§ RECORDS FOR THE TASK
· · · · ·

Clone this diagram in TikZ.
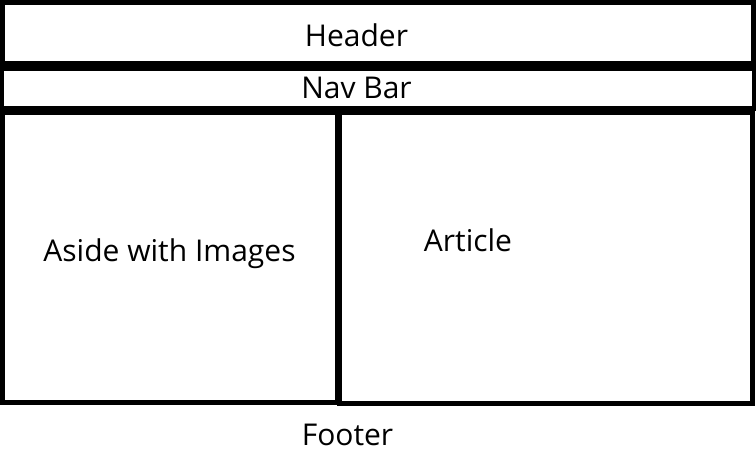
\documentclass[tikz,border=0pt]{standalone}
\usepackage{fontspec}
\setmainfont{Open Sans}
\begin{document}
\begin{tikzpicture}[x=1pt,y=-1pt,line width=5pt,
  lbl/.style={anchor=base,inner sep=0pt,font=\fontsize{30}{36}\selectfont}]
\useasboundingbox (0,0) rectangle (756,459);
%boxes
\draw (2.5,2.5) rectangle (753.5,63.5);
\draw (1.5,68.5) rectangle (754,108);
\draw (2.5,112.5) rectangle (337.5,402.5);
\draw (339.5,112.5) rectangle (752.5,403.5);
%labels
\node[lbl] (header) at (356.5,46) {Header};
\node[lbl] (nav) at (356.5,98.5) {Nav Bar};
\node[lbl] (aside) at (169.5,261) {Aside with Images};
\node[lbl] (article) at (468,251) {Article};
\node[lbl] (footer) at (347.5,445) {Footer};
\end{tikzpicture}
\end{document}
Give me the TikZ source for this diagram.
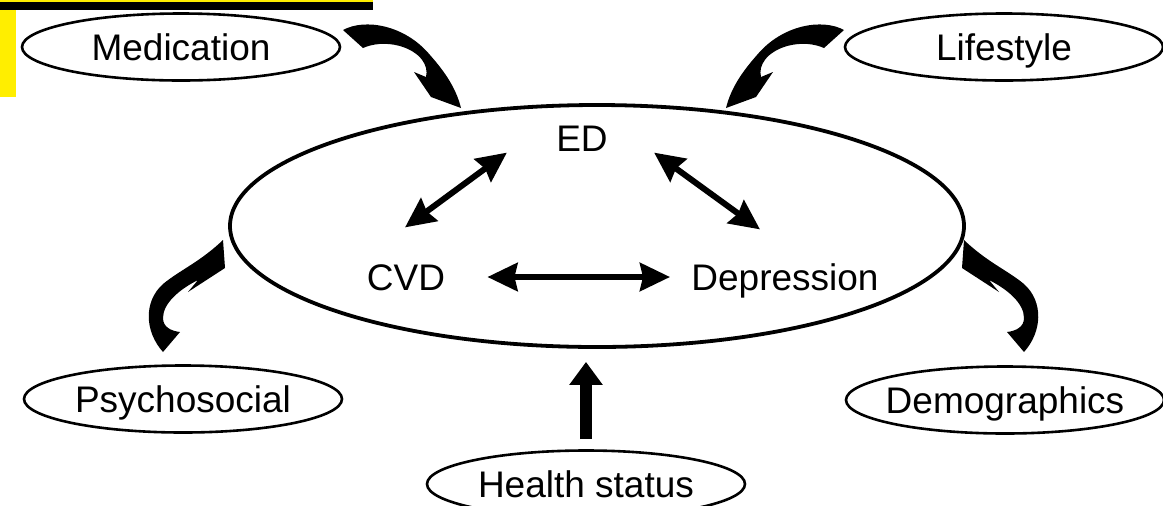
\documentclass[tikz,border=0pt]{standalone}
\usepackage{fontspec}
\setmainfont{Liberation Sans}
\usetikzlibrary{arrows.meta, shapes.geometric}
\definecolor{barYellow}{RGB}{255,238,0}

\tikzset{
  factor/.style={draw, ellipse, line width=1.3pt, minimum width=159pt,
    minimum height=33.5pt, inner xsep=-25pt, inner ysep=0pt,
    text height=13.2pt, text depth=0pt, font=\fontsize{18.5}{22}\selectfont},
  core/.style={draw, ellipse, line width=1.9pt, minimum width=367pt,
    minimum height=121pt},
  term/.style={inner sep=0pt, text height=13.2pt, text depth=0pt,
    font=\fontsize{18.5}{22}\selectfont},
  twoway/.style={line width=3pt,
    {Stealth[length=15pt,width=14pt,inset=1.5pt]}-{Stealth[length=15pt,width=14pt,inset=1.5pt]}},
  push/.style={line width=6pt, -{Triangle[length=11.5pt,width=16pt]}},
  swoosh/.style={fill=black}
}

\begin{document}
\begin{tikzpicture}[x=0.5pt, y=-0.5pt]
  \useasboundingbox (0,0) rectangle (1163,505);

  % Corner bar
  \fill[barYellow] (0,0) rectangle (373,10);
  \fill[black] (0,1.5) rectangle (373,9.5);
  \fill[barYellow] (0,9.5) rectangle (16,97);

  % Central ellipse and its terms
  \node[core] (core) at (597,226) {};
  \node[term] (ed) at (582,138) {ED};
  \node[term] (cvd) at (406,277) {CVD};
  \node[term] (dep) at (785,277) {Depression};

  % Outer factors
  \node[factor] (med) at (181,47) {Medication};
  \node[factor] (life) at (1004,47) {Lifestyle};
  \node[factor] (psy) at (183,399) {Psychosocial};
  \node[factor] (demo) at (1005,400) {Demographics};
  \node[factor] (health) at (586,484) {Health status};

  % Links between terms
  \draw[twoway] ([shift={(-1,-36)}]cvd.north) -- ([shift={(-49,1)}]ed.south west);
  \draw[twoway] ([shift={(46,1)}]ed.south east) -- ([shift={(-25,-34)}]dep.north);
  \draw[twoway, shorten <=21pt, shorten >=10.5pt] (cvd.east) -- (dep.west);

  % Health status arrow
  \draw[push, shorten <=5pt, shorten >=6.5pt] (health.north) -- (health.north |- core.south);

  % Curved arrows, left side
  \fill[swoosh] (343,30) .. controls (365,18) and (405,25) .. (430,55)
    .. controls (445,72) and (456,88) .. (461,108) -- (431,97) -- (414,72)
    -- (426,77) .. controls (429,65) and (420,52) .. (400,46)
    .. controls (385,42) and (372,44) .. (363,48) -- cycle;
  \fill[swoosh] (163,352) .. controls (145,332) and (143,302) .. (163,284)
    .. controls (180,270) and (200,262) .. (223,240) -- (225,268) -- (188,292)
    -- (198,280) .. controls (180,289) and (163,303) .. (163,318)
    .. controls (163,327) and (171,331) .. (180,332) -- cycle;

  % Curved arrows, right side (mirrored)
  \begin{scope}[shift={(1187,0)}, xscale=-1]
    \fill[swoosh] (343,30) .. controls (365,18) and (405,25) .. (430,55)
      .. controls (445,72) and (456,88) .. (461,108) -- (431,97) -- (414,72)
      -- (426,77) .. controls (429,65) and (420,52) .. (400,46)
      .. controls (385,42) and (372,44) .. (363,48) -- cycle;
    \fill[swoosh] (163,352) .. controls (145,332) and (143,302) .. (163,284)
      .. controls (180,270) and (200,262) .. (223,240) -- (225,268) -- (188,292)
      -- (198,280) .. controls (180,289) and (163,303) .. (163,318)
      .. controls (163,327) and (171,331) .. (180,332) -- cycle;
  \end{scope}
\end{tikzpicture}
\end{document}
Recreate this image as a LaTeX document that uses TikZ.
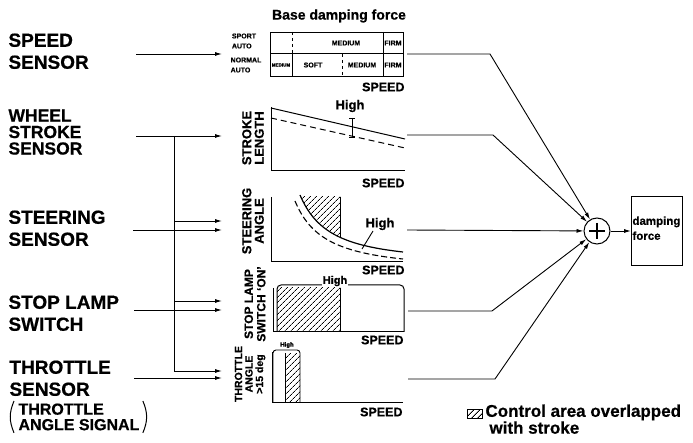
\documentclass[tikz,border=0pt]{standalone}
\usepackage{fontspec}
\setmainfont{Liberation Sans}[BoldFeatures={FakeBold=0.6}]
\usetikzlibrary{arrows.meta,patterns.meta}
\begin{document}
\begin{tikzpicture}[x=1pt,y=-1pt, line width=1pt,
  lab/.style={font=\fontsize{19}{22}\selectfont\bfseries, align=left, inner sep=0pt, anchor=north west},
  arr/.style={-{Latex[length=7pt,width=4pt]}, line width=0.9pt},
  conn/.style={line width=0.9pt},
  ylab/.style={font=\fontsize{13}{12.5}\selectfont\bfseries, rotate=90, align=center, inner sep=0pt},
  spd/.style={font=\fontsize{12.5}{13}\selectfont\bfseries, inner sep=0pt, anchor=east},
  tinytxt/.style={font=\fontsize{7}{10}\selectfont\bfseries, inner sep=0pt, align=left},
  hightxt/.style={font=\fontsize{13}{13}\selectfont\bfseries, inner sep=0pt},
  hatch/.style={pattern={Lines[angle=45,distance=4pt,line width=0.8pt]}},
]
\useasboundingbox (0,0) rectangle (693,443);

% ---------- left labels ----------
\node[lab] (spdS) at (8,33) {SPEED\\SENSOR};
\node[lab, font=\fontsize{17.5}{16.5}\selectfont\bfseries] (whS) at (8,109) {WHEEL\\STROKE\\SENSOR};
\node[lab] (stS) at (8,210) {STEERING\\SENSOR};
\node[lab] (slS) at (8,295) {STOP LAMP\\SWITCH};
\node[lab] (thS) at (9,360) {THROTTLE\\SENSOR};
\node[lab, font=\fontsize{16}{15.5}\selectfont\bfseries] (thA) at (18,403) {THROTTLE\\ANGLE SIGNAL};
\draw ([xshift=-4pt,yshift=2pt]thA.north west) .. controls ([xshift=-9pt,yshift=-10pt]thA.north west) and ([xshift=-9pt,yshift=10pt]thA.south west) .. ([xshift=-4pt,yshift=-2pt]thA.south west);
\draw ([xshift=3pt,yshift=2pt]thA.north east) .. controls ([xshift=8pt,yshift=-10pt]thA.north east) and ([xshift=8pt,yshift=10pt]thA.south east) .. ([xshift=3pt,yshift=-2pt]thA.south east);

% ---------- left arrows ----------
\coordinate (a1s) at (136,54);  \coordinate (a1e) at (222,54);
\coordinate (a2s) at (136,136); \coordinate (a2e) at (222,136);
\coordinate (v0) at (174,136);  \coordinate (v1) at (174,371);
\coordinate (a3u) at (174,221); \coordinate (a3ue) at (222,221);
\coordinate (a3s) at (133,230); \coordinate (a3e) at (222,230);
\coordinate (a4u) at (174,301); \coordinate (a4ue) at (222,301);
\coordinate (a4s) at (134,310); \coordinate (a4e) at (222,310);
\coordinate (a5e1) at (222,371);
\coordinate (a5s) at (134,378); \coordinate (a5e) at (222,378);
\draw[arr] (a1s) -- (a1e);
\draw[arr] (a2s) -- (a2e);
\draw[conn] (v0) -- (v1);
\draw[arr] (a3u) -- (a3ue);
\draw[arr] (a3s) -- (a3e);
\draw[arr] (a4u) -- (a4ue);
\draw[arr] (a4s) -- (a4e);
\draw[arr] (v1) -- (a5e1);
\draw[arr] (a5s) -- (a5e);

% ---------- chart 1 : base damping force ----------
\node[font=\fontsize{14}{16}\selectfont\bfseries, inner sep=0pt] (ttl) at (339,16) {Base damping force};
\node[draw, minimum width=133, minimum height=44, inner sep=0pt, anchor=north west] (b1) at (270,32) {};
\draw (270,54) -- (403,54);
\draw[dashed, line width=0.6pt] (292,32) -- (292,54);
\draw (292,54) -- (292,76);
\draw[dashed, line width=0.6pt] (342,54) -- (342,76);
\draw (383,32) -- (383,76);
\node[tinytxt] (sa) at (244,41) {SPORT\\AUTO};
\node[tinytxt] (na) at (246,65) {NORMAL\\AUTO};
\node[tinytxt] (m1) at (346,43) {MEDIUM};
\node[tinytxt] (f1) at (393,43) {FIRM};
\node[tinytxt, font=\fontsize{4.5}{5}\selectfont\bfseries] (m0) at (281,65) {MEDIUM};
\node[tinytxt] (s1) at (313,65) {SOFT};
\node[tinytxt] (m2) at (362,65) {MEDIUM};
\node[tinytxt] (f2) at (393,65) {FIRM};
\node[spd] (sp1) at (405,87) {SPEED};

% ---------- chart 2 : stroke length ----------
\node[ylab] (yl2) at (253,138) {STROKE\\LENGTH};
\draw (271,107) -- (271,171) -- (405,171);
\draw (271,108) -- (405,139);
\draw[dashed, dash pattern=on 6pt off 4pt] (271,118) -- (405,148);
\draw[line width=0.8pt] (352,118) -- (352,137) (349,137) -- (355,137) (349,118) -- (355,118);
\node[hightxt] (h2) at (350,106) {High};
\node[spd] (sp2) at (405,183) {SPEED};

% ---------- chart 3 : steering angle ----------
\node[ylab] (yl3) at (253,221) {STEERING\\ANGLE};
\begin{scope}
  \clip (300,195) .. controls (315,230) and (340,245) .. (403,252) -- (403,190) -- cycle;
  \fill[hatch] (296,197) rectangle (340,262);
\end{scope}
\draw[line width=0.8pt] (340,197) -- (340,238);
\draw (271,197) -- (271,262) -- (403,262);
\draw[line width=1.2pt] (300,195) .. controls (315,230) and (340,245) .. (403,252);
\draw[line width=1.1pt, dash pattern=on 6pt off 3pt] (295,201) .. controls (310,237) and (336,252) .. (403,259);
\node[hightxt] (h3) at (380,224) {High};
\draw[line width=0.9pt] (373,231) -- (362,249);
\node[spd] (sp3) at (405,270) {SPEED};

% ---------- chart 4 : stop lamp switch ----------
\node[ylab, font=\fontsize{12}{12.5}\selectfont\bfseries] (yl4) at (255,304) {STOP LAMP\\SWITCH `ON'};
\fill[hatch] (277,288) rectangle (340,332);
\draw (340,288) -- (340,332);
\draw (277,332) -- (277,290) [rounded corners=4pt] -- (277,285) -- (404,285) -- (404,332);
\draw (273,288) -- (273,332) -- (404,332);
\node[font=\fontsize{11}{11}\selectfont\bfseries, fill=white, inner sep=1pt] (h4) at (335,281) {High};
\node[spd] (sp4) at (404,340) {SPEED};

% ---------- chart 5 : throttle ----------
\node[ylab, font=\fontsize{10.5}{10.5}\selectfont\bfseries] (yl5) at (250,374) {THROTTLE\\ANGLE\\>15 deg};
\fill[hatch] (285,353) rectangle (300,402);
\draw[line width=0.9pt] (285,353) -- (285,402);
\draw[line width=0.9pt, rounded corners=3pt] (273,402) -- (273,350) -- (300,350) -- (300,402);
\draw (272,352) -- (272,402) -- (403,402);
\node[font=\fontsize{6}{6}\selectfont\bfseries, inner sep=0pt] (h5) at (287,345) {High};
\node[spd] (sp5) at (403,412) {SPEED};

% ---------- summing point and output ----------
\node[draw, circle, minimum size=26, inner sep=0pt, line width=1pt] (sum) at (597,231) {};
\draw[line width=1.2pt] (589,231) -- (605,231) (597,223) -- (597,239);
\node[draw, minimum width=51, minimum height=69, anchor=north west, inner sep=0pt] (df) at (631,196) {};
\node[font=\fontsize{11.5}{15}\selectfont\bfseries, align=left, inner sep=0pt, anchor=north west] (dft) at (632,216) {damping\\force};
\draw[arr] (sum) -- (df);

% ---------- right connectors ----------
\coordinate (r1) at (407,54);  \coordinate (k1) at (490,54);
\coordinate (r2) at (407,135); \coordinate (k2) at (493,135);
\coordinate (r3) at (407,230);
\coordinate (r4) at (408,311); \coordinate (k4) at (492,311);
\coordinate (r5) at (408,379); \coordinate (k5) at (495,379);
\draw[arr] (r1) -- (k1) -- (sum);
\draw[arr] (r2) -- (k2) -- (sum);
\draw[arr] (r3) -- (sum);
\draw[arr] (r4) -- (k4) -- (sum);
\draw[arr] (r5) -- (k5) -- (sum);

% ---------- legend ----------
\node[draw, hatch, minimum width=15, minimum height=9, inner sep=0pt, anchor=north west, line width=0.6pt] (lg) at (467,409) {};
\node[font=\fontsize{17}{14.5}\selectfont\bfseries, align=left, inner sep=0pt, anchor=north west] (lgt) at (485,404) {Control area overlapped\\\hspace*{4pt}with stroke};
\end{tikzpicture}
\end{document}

· · · · ·

§ REQUEST
Restate exactly, please, only the lines between the start of the data and the line containing "(0,9.5) rectangle (16,97);", both ends included, skipping the pictures.

§ SOLUTION
Clone this diagram in TikZ.
\documentclass[tikz,border=0pt]{standalone}
\usepackage{fontspec}
\setmainfont{Open Sans}
\begin{document}
\begin{tikzpicture}[x=1pt,y=-1pt,line width=5pt,
  lbl/.style={anchor=base,inner sep=0pt,font=\fontsize{30}{36}\selectfont}]
\useasboundingbox (0,0) rectangle (756,459);
%boxes
\draw (2.5,2.5) rectangle (753.5,63.5);
\draw (1.5,68.5) rectangle (754,108);
\draw (2.5,112.5) rectangle (337.5,402.5);
\draw (339.5,112.5) rectangle (752.5,403.5);
%labels
\node[lbl] (header) at (356.5,46) {Header};
\node[lbl] (nav) at (356.5,98.5) {Nav Bar};
\node[lbl] (aside) at (169.5,261) {Aside with Images};
\node[lbl] (article) at (468,251) {Article};
\node[lbl] (footer) at (347.5,445) {Footer};
\end{tikzpicture}
\end{document}
Give me the TikZ source for this diagram.
\documentclass[tikz,border=0pt]{standalone}
\usepackage{fontspec}
\setmainfont{Liberation Sans}
\usetikzlibrary{arrows.meta, shapes.geometric}
\definecolor{barYellow}{RGB}{255,238,0}

\tikzset{
  factor/.style={draw, ellipse, line width=1.3pt, minimum width=159pt,
    minimum height=33.5pt, inner xsep=-25pt, inner ysep=0pt,
    text height=13.2pt, text depth=0pt, font=\fontsize{18.5}{22}\selectfont},
  core/.style={draw, ellipse, line width=1.9pt, minimum width=367pt,
    minimum height=121pt},
  term/.style={inner sep=0pt, text height=13.2pt, text depth=0pt,
    font=\fontsize{18.5}{22}\selectfont},
  twoway/.style={line width=3pt,
    {Stealth[length=15pt,width=14pt,inset=1.5pt]}-{Stealth[length=15pt,width=14pt,inset=1.5pt]}},
  push/.style={line width=6pt, -{Triangle[length=11.5pt,width=16pt]}},
  swoosh/.style={fill=black}
}

\begin{document}
\begin{tikzpicture}[x=0.5pt, y=-0.5pt]
  \useasboundingbox (0,0) rectangle (1163,505);

  % Corner bar
  \fill[barYellow] (0,0) rectangle (373,10);
  \fill[black] (0,1.5) rectangle (373,9.5);
  \fill[barYellow] (0,9.5) rectangle (16,97);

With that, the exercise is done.